Italy's evergreen centre-right leader Silvio Berlusconi, is set to return for his third stint as the country's Prime Minister following his recent election victory, and has promised to reduce Italy's tax burden, starting with property tax.
After emerging victorious from general elections on 13th and 14th April - and
with a better-than-expected parliamentary majority - 71-year old Berlusconi
announced that the first cabinet meeting of his new government will discuss
the removal of the property-based tax known as ICI, which is levied against
an individual's principle residence, and is used to fund local government. This
is expected to cost EUR2bn.
Berlusconi has also pledged to axe other taxes, including an overtime levy,
a tax on annual bonuses, and a tax on car ownership, and, before his five year
term is out, he wants the top rate of income tax reduced from 43% to 33%.
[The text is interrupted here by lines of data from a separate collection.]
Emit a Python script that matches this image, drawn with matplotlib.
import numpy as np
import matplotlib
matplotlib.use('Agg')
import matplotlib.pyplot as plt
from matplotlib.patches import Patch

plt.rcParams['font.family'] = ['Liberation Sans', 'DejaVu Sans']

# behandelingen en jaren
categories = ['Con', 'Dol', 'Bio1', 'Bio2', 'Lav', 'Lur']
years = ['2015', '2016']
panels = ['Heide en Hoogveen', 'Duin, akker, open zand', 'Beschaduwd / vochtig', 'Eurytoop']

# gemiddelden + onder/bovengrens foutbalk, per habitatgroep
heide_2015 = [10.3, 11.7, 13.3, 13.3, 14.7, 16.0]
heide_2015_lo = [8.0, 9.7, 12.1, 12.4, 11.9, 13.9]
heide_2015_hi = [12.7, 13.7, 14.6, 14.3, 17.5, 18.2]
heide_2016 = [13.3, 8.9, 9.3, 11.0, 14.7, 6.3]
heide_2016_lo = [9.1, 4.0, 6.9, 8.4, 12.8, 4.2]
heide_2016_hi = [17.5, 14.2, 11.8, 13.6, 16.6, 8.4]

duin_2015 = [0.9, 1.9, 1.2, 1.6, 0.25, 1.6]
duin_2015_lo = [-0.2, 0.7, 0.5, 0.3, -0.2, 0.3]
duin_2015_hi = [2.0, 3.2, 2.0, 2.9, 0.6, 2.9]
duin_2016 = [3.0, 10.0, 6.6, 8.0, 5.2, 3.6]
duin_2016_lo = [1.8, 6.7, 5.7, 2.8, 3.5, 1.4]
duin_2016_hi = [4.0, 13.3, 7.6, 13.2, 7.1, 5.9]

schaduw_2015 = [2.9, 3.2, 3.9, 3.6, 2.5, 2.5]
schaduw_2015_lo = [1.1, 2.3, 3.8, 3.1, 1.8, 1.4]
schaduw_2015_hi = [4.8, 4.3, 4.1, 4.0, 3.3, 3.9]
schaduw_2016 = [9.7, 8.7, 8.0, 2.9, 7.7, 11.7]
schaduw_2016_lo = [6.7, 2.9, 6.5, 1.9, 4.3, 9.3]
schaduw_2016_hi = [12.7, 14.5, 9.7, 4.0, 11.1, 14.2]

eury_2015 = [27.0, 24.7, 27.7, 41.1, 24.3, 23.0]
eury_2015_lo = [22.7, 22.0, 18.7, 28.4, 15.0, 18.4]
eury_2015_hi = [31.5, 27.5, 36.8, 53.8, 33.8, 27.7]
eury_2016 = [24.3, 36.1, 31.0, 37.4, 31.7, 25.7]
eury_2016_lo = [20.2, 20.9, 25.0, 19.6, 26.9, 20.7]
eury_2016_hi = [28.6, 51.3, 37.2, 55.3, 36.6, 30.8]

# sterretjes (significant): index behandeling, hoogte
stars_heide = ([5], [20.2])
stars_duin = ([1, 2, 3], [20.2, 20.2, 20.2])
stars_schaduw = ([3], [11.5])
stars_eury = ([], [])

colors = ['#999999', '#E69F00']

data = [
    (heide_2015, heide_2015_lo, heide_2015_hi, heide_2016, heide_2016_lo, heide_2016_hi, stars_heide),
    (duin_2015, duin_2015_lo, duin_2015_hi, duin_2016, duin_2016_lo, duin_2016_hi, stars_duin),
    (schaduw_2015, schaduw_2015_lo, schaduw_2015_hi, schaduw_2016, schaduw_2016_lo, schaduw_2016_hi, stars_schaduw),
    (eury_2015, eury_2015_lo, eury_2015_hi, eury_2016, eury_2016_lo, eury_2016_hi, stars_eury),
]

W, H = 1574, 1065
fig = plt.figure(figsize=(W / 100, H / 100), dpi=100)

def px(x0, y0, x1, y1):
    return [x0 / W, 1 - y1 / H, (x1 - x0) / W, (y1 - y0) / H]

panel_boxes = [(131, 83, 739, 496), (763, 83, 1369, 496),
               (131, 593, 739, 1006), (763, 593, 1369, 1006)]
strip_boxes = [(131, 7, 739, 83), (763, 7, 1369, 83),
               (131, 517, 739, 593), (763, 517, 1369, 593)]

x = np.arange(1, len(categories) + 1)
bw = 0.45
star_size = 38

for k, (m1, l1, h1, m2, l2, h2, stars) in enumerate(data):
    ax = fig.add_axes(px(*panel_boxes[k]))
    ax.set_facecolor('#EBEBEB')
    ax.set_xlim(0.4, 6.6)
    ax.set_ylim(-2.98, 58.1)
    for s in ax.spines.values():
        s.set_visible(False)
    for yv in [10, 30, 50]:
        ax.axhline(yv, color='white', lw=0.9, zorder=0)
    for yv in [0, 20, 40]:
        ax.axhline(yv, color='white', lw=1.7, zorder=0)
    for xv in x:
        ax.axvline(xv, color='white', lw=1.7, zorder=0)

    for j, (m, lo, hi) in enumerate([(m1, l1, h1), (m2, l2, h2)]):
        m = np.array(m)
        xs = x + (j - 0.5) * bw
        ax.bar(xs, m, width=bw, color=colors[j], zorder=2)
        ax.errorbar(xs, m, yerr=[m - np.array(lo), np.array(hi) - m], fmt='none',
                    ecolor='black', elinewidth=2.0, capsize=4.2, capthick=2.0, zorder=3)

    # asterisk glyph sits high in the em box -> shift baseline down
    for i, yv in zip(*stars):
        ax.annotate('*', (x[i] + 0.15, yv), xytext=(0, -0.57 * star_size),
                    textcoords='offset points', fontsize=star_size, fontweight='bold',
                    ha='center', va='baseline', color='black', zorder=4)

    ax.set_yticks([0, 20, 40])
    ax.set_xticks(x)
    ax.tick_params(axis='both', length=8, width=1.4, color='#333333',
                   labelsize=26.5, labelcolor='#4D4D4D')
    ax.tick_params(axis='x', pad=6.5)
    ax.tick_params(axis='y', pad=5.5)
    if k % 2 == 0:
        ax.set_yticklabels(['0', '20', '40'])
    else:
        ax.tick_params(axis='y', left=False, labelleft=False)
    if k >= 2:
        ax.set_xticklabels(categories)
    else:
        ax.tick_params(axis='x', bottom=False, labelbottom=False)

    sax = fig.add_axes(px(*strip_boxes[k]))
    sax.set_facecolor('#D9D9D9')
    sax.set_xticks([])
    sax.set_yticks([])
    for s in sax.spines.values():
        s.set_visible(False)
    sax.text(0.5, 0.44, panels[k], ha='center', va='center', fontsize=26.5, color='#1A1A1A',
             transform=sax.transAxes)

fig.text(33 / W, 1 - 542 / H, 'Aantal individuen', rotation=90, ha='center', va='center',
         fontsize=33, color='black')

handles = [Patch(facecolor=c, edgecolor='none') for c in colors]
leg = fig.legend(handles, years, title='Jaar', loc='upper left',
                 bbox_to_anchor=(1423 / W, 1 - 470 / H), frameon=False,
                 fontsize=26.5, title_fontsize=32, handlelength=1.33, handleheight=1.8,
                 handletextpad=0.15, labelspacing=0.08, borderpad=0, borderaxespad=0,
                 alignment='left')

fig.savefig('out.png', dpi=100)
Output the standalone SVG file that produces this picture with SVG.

Ultimately, Berlusconi is targeting a reduction in the country's overall tax
burden to less than 40% of gross domestic product from its current level of
more than 43%.
However, with the Italian economy slowing, and his proposals
coming with a hefty price tag, the Prime Minister may lack the resources to
fully carry out his economic programme, despite his determination to cut state
spending and keep the budget under control.
What's more, European Union Commissioner for Economic and Monetary Affairs
Joaquin Almunia has reportedly warned the new Italian government that the EC will
not hesitate to sanction Italy if it fails to keep its deficit in check.